Virgin Mary souvenir soap(left) from Ephesus, Turkey, where the BVM supposedly spent the rest of her life after her son's crucifixion. The label reads:
"This soap is produced from the olive trees in the district of Virgin Mary's House" and "Tura Turizm, Sea Tours." My father bought this for me during a Mediterranean cruise that stopped at Ephesus.
I had a deprived childhood: I was deprived of religious tchotchke.
Raised by secular humanist parents, I longed for trinkets and incantations.
The Catholic kids seemed to have the best stuff, like rosaries and genuflection.
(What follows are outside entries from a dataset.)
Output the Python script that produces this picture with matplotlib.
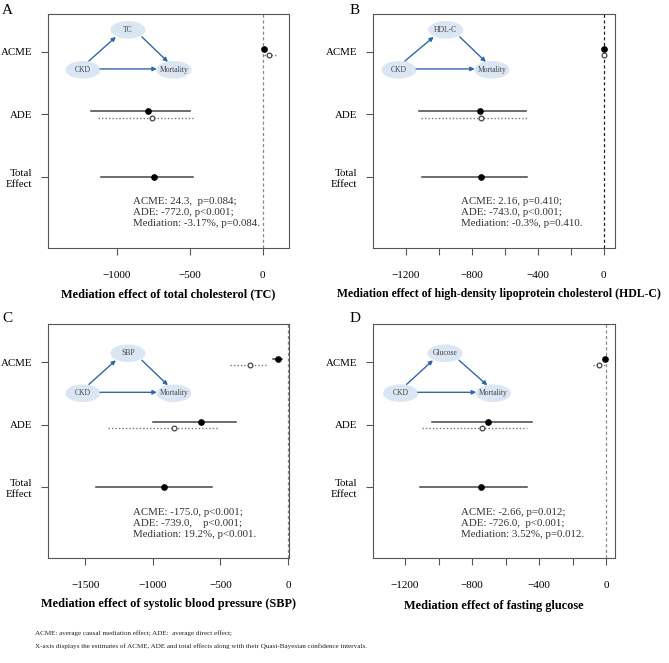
import numpy as np
import matplotlib.pyplot as plt
from matplotlib.patches import Ellipse

plt.rcParams['font.family'] = ['Liberation Serif', 'DejaVu Serif']

# Panel content
panel_labels = ['A', 'B', 'C', 'D']
mediators = ['TC', 'HDL-C', 'SBP', 'Glucose']
titles = ['Mediation effect of total cholesterol (TC)',
          'Mediation effect of high-density lipoprotein cholesterol (HDL-C)',
          'Mediation effect of systolic blood pressure (SBP)',
          'Mediation effect of fasting glucose']
row_labels = ['ACME', 'ADE', 'Total\nEffect']
stats_text = ['ACME: 24.3,  p=0.084;\nADE: -772.0, p<0.001;\nMediation: -3.17%, p=0.084.',
              'ACME: 2.16, p=0.410;\nADE: -743.0, p<0.001;\nMediation: -0.3%, p=0.410.',
              'ACME: -175.0, p<0.001;\nADE: -739.0,    p<0.001;\nMediation: 19.2%, p<0.001.',
              'ACME: -2.66, p=0.012;\nADE: -726.0,  p<0.001;\nMediation: 3.52%, p=0.012.']

# ACME, treated (filled) and control (open)
acme_t = [10, 2, -77, -6]
acme_t_lo = [3, 0, -113, -12]
acme_t_hi = [17, 4, -44, -1]
acme_c = [42, 2, -280, -44]
acme_c_lo = [10, -2, -432, -82]
acme_c_hi = [100, 6, -162, -8]
# ADE, treated (filled) and control (open)
ade_t = [-790, -749, -643, -708]
ade_t_lo = [-1180, -1117, -1002, -1040]
ade_t_hi = [-500, -473, -383, -446]
ade_c = [-758, -745, -842, -744]
ade_c_lo = [-1128, -1109, -1333, -1097]
ade_c_hi = [-481, -467, -513, -472]
# Total effect
tot = [-747, -743, -918, -750]
tot_lo = [-1110, -1099, -1421, -1111]
tot_hi = [-477, -467, -562, -476]

# axis setup per panel
xlims = [(-1473, 178), (-1396, 68), (-1775, 5), (-1389, 50)]
xticks = [[-1000, -500, 0], list(range(-1200, 1, 200)),
          [-1500, -1000, -500, 0], list(range(-1200, 1, 200))]
xticklabels = [['\u22121000', '\u2212500', '0'],
               ['\u22121200', '', '\u2212800', '', '\u2212400', '', '0'],
               ['\u22121500', '\u22121000', '\u2212500', '0'],
               ['\u22121200', '', '\u2212800', '', '\u2212400', '', '0']]
vline_color = ['#888888', '#222222', '#888888', '#888888']
stats_x = [0.353, 0.363, 0.353, 0.363]
title_x = [0.5, 0.522, 0.5, 0.5]
title_size = [8.8, 8.5, 8.8, 8.8]
# diagram node centres (axes fraction): mediator, CKD, Mortality
med_xy = [(0.332, 0.932), (0.300, 0.932), (0.332, 0.876), (0.297, 0.876)]
ckd_xy = [(0.145, 0.761), (0.106, 0.761), (0.145, 0.705), (0.113, 0.705)]
mort_xy = [(0.523, 0.761), (0.491, 0.761), (0.523, 0.705), (0.497, 0.705)]

fig = plt.figure(figsize=(6.69, 6.63), dpi=100)
positions = [[0.0717, 0.626, 0.360, 0.353], [0.558, 0.626, 0.361, 0.353],
             [0.0717, 0.158, 0.360, 0.353], [0.558, 0.158, 0.361, 0.353]]
label_pos = [(0.003, 0.994), (0.523, 0.994), (0.003, 0.529), (0.523, 0.529)]

line_col = '#444444'
node_col = '#dbe6f4'
arrow_col = '#2e67ad'

for i in range(4):
    ax = fig.add_axes(positions[i])
    ax.axvline(0, color=vline_color[i], ls=(0, (2.5, 2)), lw=0.9, zorder=1)

    # ACME
    ax.plot([acme_t_lo[i], acme_t_hi[i]], [3.05, 3.05], color=line_col, lw=1.1)
    ax.plot(acme_t[i], 3.05, 'o', color='black', ms=3.8, zorder=3)
    ax.plot([acme_c_lo[i], acme_c_hi[i]], [2.95, 2.95], color='#777777', lw=1.0, ls=(0, (1, 1.5)))
    ax.plot(acme_c[i], 2.95, 'o', mfc='white', mec='#444444', mew=0.9, ms=3.4, zorder=3)
    # ADE
    ax.plot([ade_t_lo[i], ade_t_hi[i]], [2.05, 2.05], color=line_col, lw=1.1)
    ax.plot(ade_t[i], 2.05, 'o', color='black', ms=3.8, zorder=3)
    ax.plot([ade_c_lo[i], ade_c_hi[i]], [1.95, 1.95], color='#777777', lw=1.0, ls=(0, (1, 1.5)))
    ax.plot(ade_c[i], 1.95, 'o', mfc='white', mec='#444444', mew=0.9, ms=3.4, zorder=3)
    # Total effect
    ax.plot([tot_lo[i], tot_hi[i]], [1, 1], color=line_col, lw=1.1)
    ax.plot(tot[i], 1, 'o', color='black', ms=3.8, zorder=3)

    ax.set_xlim(xlims[i])
    ax.set_ylim(-0.14, 3.61)
    ax.set_yticks([3, 2, 1])
    ax.set_yticklabels(row_labels, fontsize=7.8, ha='right', linespacing=1.3)
    ax.set_xticks(xticks[i])
    ax.set_xticklabels(xticklabels[i], fontsize=8)
    ax.tick_params(axis='x', length=5, width=0.8, color='#555555', pad=11.5)
    ax.tick_params(axis='y', length=5, width=0.8, color='#555555', pad=6.5)
    for sp in ax.spines.values():
        sp.set_color('#555555')
        sp.set_linewidth(0.8)

    ax.text(title_x[i], -0.197 if i < 3 else -0.205, titles[i], transform=ax.transAxes,
            ha='center', va='center', fontsize=title_size[i], fontweight='bold')
    ax.text(stats_x[i], 0.150, stats_text[i], transform=ax.transAxes, ha='left', va='center',
            fontsize=7.8, color='#333333', linespacing=1.3)

    # small mediation diagram
    for (cx, cy), name in zip([med_xy[i], ckd_xy[i], mort_xy[i]], [mediators[i], 'CKD', 'Mortality']):
        ax.add_patch(Ellipse((cx, cy), 0.145, 0.075, transform=ax.transAxes,
                             facecolor=node_col, edgecolor='none', zorder=2))
        ax.text(cx, cy, name, transform=ax.transAxes, ha='center', va='center',
                fontsize=5.5, color='#444444', zorder=3)
    m, c, o = med_xy[i], ckd_xy[i], mort_xy[i]
    arrows = [((c[0] + 0.025, c[1] + 0.038), (m[0] - 0.05, m[1] - 0.03)),
              ((m[0] + 0.058, m[1] - 0.03), (o[0] - 0.025, o[1] + 0.034)),
              ((c[0] + 0.071, c[1] + 0.004), (o[0] - 0.071, o[1] + 0.004))]
    for start, end in arrows:
        ax.annotate('', xy=end, xytext=start, xycoords='axes fraction', textcoords='axes fraction',
                    arrowprops=dict(arrowstyle='-|>', color=arrow_col, lw=1.0,
                                    mutation_scale=6, shrinkA=0, shrinkB=0), zorder=3)

    fig.text(label_pos[i][0], label_pos[i][1], panel_labels[i], fontsize=11, va='top', ha='left')

fig.text(35 / 669, 1 - 633 / 663, 'ACME: average causal mediation effect; ADE:  average direct effect;',
         fontsize=5.1, va='center', ha='left', color='#222222')
fig.text(35 / 669, 1 - 646 / 663,
         'X-axis displays the estimates of ACME, ADE and total effects along with their Quasi-Bayesian confidence intervals.',
         fontsize=5.1, va='center', ha='left', color='#222222')

fig.savefig('out.png', dpi=100)
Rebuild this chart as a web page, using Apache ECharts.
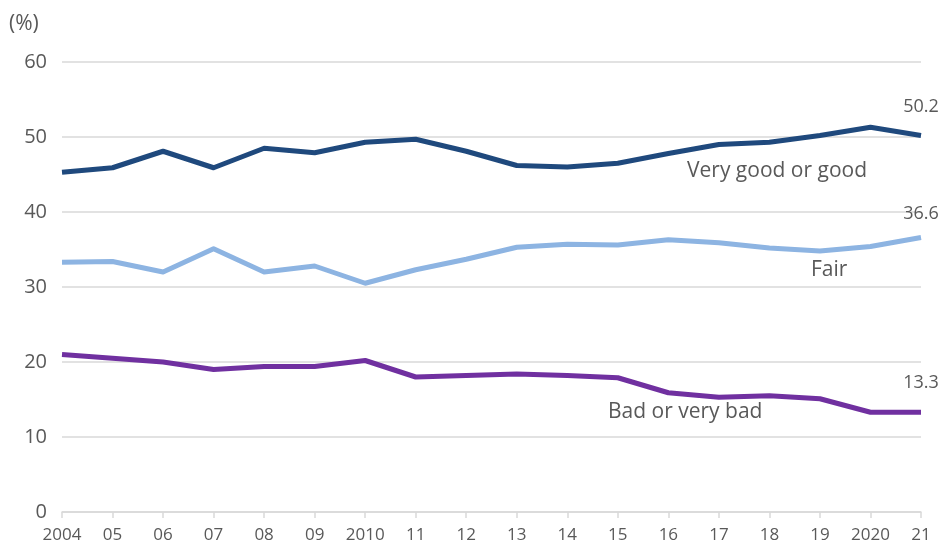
<!DOCTYPE html>
<html>
<head>
<meta charset="utf-8">
<script src="https://cdn.jsdelivr.net/npm/echarts@6/dist/echarts.min.js"></script>
<style>
  html, body { margin: 0; padding: 0; background: #fff; }
  #chart { width: 939px; height: 548px; }
</style>
</head>
<body>
<div id="chart"></div>
<script>
// Survey years on the horizontal axis
const years = ['2004', '05', '06', '07', '08', '09', '2010', '11', '12', '13', '14', '15', '16', '17', '18', '19', '2020', '21'];

// Share of respondents (%) by self-rated health
const veryGoodOrGood = [45.3, 45.9, 48.1, 45.9, 48.5, 47.9, 49.3, 49.7, 48.1, 46.2, 46.0, 46.5, 47.8, 49.0, 49.3, 50.2, 51.3, 50.2];
const fair = [33.3, 33.4, 32.0, 35.1, 32.0, 32.8, 30.5, 32.3, 33.7, 35.3, 35.7, 35.6, 36.3, 35.9, 35.2, 34.8, 35.4, 36.6];
const badOrVeryBad = [21.0, 20.5, 20.0, 19.0, 19.4, 19.4, 20.2, 18.0, 18.2, 18.4, 18.2, 17.9, 15.9, 15.3, 15.5, 15.1, 13.3, 13.3];

const seriesNames = ['Very good or good', 'Fair', 'Bad or very bad'];
const yTicks = [0, 10, 20, 30, 40, 50, 60];

const FONT = '"Open Sans", "Noto Sans", sans-serif';
const TEXT = '#595959';

// Only the final year carries a value label
function withEndLabel(values, distance) {
  return values.map((v, i) => i === values.length - 1
    ? { value: v, label: { show: true, position: 'top', distance: distance, formatter: (p) => p.value.toFixed(1), fontSize: 18, color: TEXT, fontFamily: FONT } }
    : v);
}

function lineSeries(name, values, color, distance) {
  return {
    name: name,
    type: 'line',
    data: withEndLabel(values, distance),
    symbol: 'circle',
    symbolSize: 0,
    showSymbol: true,
    showAllSymbol: true,
    lineStyle: { color: color, width: 5, cap: 'butt', join: 'round' },
    itemStyle: { color: color },
    z: 3
  };
}

const chart = echarts.init(document.getElementById('chart'), null, { renderer: 'canvas' });
chart.setOption({
  animation: false,
  backgroundColor: '#ffffff',
  grid: { left: 62, right: 18, top: 62, bottom: 36, containLabel: false },
  xAxis: {
    type: 'category',
    data: years,
    boundaryGap: false,
    axisLine: { lineStyle: { color: '#d9d9d9', width: 1.5 } },
    axisTick: { show: true, alignWithLabel: true, length: 6, lineStyle: { color: '#d9d9d9', width: 1.5 } },
    axisLabel: { color: TEXT, fontSize: 17, fontFamily: FONT, margin: 15, interval: 0 }
  },
  yAxis: {
    type: 'value',
    min: yTicks[0],
    max: yTicks[yTicks.length - 1],
    interval: 10,
    axisLine: { show: false },
    axisTick: { show: false },
    splitLine: { lineStyle: { color: '#d9d9d9', width: 1.5 } },
    axisLabel: { color: TEXT, fontSize: 20, fontFamily: FONT, margin: 15 }
  },
  series: [
    lineSeries(seriesNames[0], veryGoodOrGood, '#1f497d', 20),
    lineSeries(seriesNames[1], fair, '#8db4e2', 15),
    lineSeries(seriesNames[2], badOrVeryBad, '#7030a0', 20)
  ],
  graphic: [
    { type: 'text', left: 9, top: 14, style: { text: '(%)', fill: TEXT, font: '21px ' + FONT } },
    { type: 'text', left: 687, top: 161, style: { text: seriesNames[0], fill: TEXT, font: '21px ' + FONT } },
    { type: 'text', left: 811, top: 260, style: { text: seriesNames[1], fill: TEXT, font: '21px ' + FONT } },
    { type: 'text', left: 608, top: 402, style: { text: seriesNames[2], fill: TEXT, font: '21px ' + FONT } }
  ]
});
</script>
</body>
</html>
No doubt this is one of the reasons that I became Catholic as an adult (besides that my father's Sicilian religious genes beat out my mother's Scottish ones). But I really would have made a terrific Hindu.
Folks like stuff with magic-like properties.
In "The Right Stuff," a movie about the Mercury 7 astronauts, the "right stuff" means having guts and nerve, but you also see that some of the men engage in little rituals.
Pilot Chuck Yeager always asks his friend for a stick of gum before he risks his life testing supersonic jets. The first man into space prays. John Glenn hums.
I decided to use my Ephesus soap, figuring it will eventually get rancid anyway. It smells nice, and I feel I am anointing myself with strengthening medicine.
And speaking of bravery and space, I've mentioned two Sigourney Weaver movies in this blog so far (Death and the Maiden and The Year of Living Dangerously), but her best role was as the space heroine in Alien.
I haven't seen that movie since it came out, but I thought of it the other day because it blows Star Trek's image of women out of the water.
Feminism has been so successful that most young people don't question that women can have the "right stuff" too. But I remember when it was otherwise.
Given what she went through, I think Mary must have been more like the heroine in "Alien" than the prissy Victorian girl of childhood holy cards, wonderful trinkets though they are.